§ ENTRIES SHOWN
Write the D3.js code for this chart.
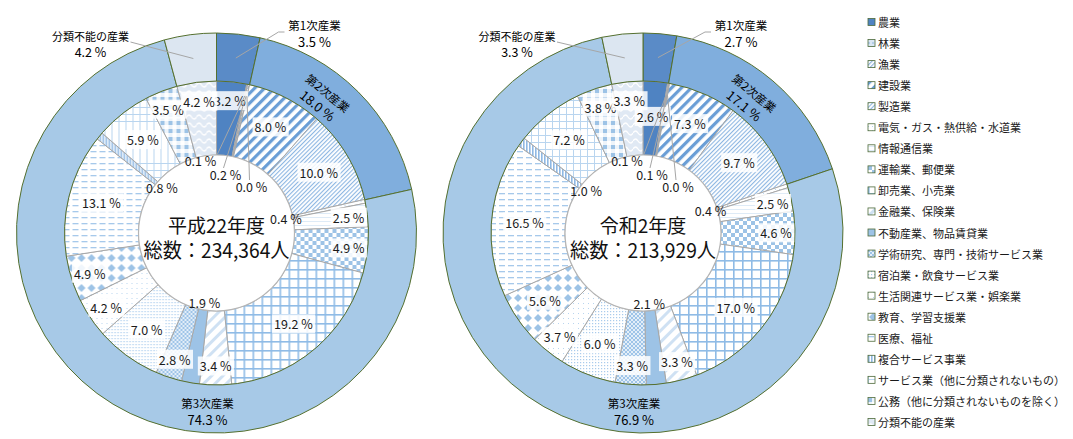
<!DOCTYPE html>
<html><head><meta charset="utf-8">
<script src="https://cdn.jsdelivr.net/npm/d3@7"></script>
<style>
body{margin:0;background:#fff}
svg{display:block}
text{font-family:"Noto Sans CJK JP","Noto Sans",sans-serif}
</style>
</head><body>
<svg id="c" width="1073" height="439"></svg>
<script>
// ---------------- DATA ----------------
const categories = ["農業","林業","漁業","鉱業，採石業，砂利採取業","建設業","製造業","電気・ガス・熱供給・水道業","情報通信業","運輸業、郵便業","卸売業、小売業","金融業、保険業","不動産業、物品賃貸業","学術研究、専門・技術サービス業","宿泊業・飲食サービス業","生活関連サービス業・娯楽業","教育、学習支援業","医療、福祉","複合サービス事業","サービス業（他に分類されないもの）","公務（他に分類されないものを除く）","分類不能の産業"];
const legendItems = ["農業","林業","漁業","建設業","製造業","電気・ガス・熱供給・水道業","情報通信業","運輸業、郵便業","卸売業、小売業","金融業、保険業","不動産業、物品賃貸業","学術研究、専門・技術サービス業","宿泊業・飲食サービス業","生活関連サービス業・娯楽業","教育、学習支援業","医療、福祉","複合サービス事業","サービス業（他に分類されないもの）","公務（他に分類されないものを除く）","分類不能の産業"];
const valuesH22 = [3.2,0.1,0.2,0.0,8.0,10.0,0.4,2.5,4.9,19.2,3.4,1.9,2.8,7.0,4.2,4.9,13.1,0.8,5.9,3.5,4.2];
const valuesR2  = [2.6,0.1,0.1,0.0,7.3,9.7,0.4,2.5,4.6,17.0,3.3,2.1,3.3,6.0,3.7,5.6,16.5,1.0,7.2,3.8,3.3];
const sectorCats = ["第1次産業","第2次産業","第3次産業","分類不能の産業"];
const sectorH22 = [3.5,18.0,74.3,4.2];
const sectorR2  = [2.7,17.1,76.9,3.3];
const yearLabels = ["平成22年度","令和2年度"];
const totalLabels = ["総数：234,364人","総数：213,929人"];

// ---------------- LAYOUT ----------------
const svg = d3.select("#c");
const CY = 233, R_OUT = 200, R_MID = 152, R_HOLE = 78;
const defs = svg.append("defs");

function pat(id, w, h, bg, build, rot) {
  const p = defs.append("pattern").attr("id", id).attr("patternUnits","userSpaceOnUse")
    .attr("width", w).attr("height", h);
  if (rot) p.attr("patternTransform", `rotate(${rot})`);
  p.append("rect").attr("width", w).attr("height", h).attr("fill", bg);
  build(p);
}
const B1 = "#9dc3e6", B2 = "#b9d5ef", B3 = "#d6e6f5";
pat("p1",4,4,"#d9e6f3",p=>p.append("rect").attr("width",2).attr("height",2).attr("fill","#b3cde9"));
pat("p2",3,3,"#fff",p=>p.append("rect").attr("width",1.2).attr("height",3).attr("fill","#8fb4de"),45);
pat("p3",4,4,"#c3d7ee",p=>{});
pat("p4",7,7,"#fff",p=>p.append("rect").attr("width",3.2).attr("height",7).attr("fill","#6a9ed6"),45);
pat("p5",3,3,"#fff",p=>p.append("rect").attr("width",1.1).attr("height",3).attr("fill","#8cb6e2"),45);
pat("p6",4,4,"#fff",p=>p.append("rect").attr("width",1).attr("height",1).attr("fill",B2));
pat("p7",4,4,"#fff",p=>p.append("rect").attr("width",4).attr("height",0.8).attr("fill",B3));
pat("p8",8,8,"#fff",p=>{p.append("rect").attr("width",4).attr("height",4).attr("fill",B1);p.append("rect").attr("x",4).attr("y",4).attr("width",4).attr("height",4).attr("fill",B1);});
pat("p9",9,9,"#fff",p=>{p.append("rect").attr("width",1.6).attr("height",9).attr("fill","#8fbbe6");p.append("rect").attr("width",9).attr("height",1.6).attr("fill","#8fbbe6");});
pat("p10",8,8,"#fff",p=>p.append("rect").attr("width",3).attr("height",8).attr("fill","#cfe1f3"),45);
pat("p12",4,4,"#e3eef8",p=>{p.append("rect").attr("width",2).attr("height",2).attr("fill","#9ec4e8");p.append("rect").attr("x",2).attr("y",2).attr("width",2).attr("height",2).attr("fill","#9ec4e8");});
pat("p13",3,3,"#fff",p=>p.append("rect").attr("width",1.2).attr("height",1.2).attr("fill","#a9cbec"));
pat("p14",5,5,"#fff",p=>p.append("rect").attr("width",1).attr("height",1).attr("fill",B2));
pat("p15",10,10,"#fff",p=>p.append("polygon").attr("points","5,1 9,5 5,9 1,5").attr("fill",B1));
pat("p16",9,6,"#fff",p=>p.append("rect").attr("y",2).attr("width",6).attr("height",1.3).attr("fill","#a6c9eb"));
pat("p17",3,3,"#fff",p=>p.append("rect").attr("width",1.6).attr("height",3).attr("fill","#8fb8e3"));
pat("p18",7,7,"#fff",p=>{p.append("rect").attr("width",7).attr("height",1).attr("fill",B2);p.append("rect").attr("width",1).attr("height",7).attr("fill",B2);});
pat("p19",8,8,"#eef4fa",p=>{p.append("rect").attr("width",4).attr("height",4).attr("fill",B1);p.append("rect").attr("x",4).attr("y",4).attr("width",4).attr("height",4).attr("fill","#fff");});
pat("p20",10,8,"#e0e9f4",p=>p.append("path").attr("d","M0,4 Q2.5,0 5,4 T10,4").attr("fill","none").attr("stroke","#fff").attr("stroke-width",1.3));

const fills = categories.map((c,i)=> i===0 ? "#4f83c2" : i===11 ? B1 : `url(#p${i})`);
const sectorColors = ["#5a8bc7","#80aedd","#a7c9e7","#dce6f1"];

const pie = d3.pie().sort(null).value(d=>d);
const arcInner = d3.arc().innerRadius(R_HOLE).outerRadius(R_MID);
const arcOuter = d3.arc().innerRadius(R_MID).outerRadius(R_OUT);
const TINY_POS = [[-16,-73],[9,-59],[35,-47]];

function labelBox(g, x, y, txt, size, bg) {
  const t = g.append("text").attr("x",x).attr("y",y).attr("text-anchor","middle")
    .attr("dominant-baseline","central").attr("font-size",size).attr("fill","#1a1a1a").text(txt);
  if (bg) {
    const b = t.node().getBBox();
    g.insert("rect", () => t.node()).attr("x",b.x-2).attr("y",b.y).attr("width",b.width+4)
      .attr("height",b.height).attr("fill","#fff").attr("fill-opacity",0.85);
  }
  return t;
}

function donut(cx, values, sectors, year, total) {
  const g = svg.append("g").attr("transform",`translate(${cx},${CY})`);
  const ai = pie(values), ao = pie(sectors);
  g.selectAll("path.in").data(ai).join("path").attr("class","in")
    .attr("d",arcInner).attr("fill",(d,i)=>fills[i]).attr("stroke","#a8a8a8").attr("stroke-width",1);
  g.selectAll("path.out").data(ao).join("path").attr("class","out")
    .attr("d",arcOuter).attr("fill",(d,i)=>sectorColors[i]).attr("stroke","#55702f").attr("stroke-width",1);
  g.append("circle").attr("r",R_HOLE).attr("fill","#fff").attr("stroke","#b5b5b5").attr("stroke-width",1.2);

  // inner labels
  let ti = 0;
  const lg = g.append("g");
  ai.forEach((d,i)=>{
    const m = (d.startAngle+d.endAngle)/2;
    const txt = d.value.toFixed(1)+" %";
    let x, y;
    if (d.value < 0.3) {
      [x,y] = TINY_POS[ti++];
      const px = Math.sin(m)*140, py = -Math.cos(m)*140;
      lg.append("line").attr("x1",x+(x<0?17:-2)).attr("y1",y-6).attr("x2",px).attr("y2",py)
        .attr("stroke","#a6a6a6").attr("stroke-width",1);
      labelBox(lg,x,y,txt,12.5,false);
    } else if (d.value < 2.2) {
      x = Math.sin(m)*71; y = -Math.cos(m)*71;
      labelBox(lg,x,y,txt,12.5,false);
    } else {
      const r = (i === 0 && d.value < 3) ? 117 : (d.value < 5 ? 133 : 119);
      x = Math.sin(m)*r; y = -Math.cos(m)*r;
      labelBox(lg,x,y,txt,12.5,true);
    }
  });

  // sector labels
  const m0 = (ao[0].startAngle+ao[0].endAngle)/2;
  g.append("polyline").attr("points",`${Math.sin(m0)*176},${-Math.cos(m0)*176} ${62},${32-CY} ${68},${32-CY}`)
    .attr("fill","none").attr("stroke","#a6a6a6");
  g.append("text").attr("x",98).attr("y",25-CY).attr("text-anchor","middle").attr("dominant-baseline","central").attr("font-size",11.5).text(sectorCats[0]);
  g.append("text").attr("x",98).attr("y",41-CY).attr("text-anchor","middle").attr("dominant-baseline","central").attr("font-size",13).text(ao[0].value.toFixed(1)+" %");

  const m3 = (ao[3].startAngle+ao[3].endAngle)/2;
  g.append("line").attr("x1",Math.sin(m3)*176).attr("y1",-Math.cos(m3)*176).attr("x2",-86).attr("y2",42-CY)
    .attr("stroke","#a6a6a6");
  g.append("text").attr("x",-126).attr("y",36-CY).attr("text-anchor","middle").attr("dominant-baseline","central").attr("font-size",11).text(sectorCats[3]);
  g.append("text").attr("x",-126).attr("y",51.5-CY).attr("text-anchor","middle").attr("dominant-baseline","central").attr("font-size",12.5).text(ao[3].value.toFixed(1)+" %");

  const a2 = 38.5*Math.PI/180;
  const s2 = g.append("g").attr("transform",`translate(${Math.sin(a2)*171},${-Math.cos(a2)*171}) rotate(39)`);
  s2.append("text").attr("y",-8).attr("text-anchor","middle").attr("dominant-baseline","central").attr("font-size",11.5).text(sectorCats[1]);
  s2.append("text").attr("y",8).attr("text-anchor","middle").attr("dominant-baseline","central").attr("font-size",13).text(ao[1].value.toFixed(1)+" %");

  g.append("text").attr("x",-9).attr("y",403-CY).attr("text-anchor","middle").attr("dominant-baseline","central").attr("font-size",11.5).text(sectorCats[2]);
  g.append("text").attr("x",-9).attr("y",419-CY).attr("text-anchor","middle").attr("dominant-baseline","central").attr("font-size",13).text(ao[2].value.toFixed(1)+" %");

  // center
  g.append("text").attr("y",0).attr("text-anchor","middle").attr("font-size",19).attr("fill","#111").text(year);
  g.append("text").attr("y",25).attr("text-anchor","middle").attr("font-size",20.5).attr("fill","#111")
    .attr("textLength",146).attr("lengthAdjust","spacingAndGlyphs").text(total);
}

donut(216.5, valuesH22, sectorH22, yearLabels[0], totalLabels[0]);
donut(643, valuesR2, sectorR2, yearLabels[1], totalLabels[1]);

// legend
const lgd = svg.append("g").attr("transform","translate(868,22)");
legendItems.forEach((c,j)=>{
  const i = categories.indexOf(c);
  const y = j*21.05;
  lgd.append("rect").attr("x",0).attr("y",y-3.5).attr("width",7).attr("height",7)
    .attr("fill",fills[i]).attr("stroke","#4d6a3a").attr("stroke-width",0.8);
  lgd.append("text").attr("x",10).attr("y",y).attr("dominant-baseline","central")
    .attr("font-size",11).attr("fill","#1a1a1a").text(c);
});
</script>
</body></html>
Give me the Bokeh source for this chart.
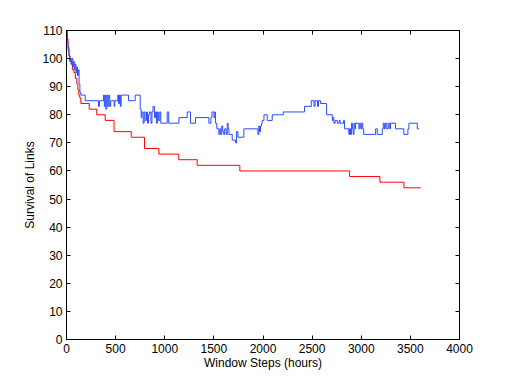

§ WORK TO DO
Return every line holding the word "chart" from the records.

§ REPLY
Write the D3.js code for this chart.
Give me the Bokeh source for this chart.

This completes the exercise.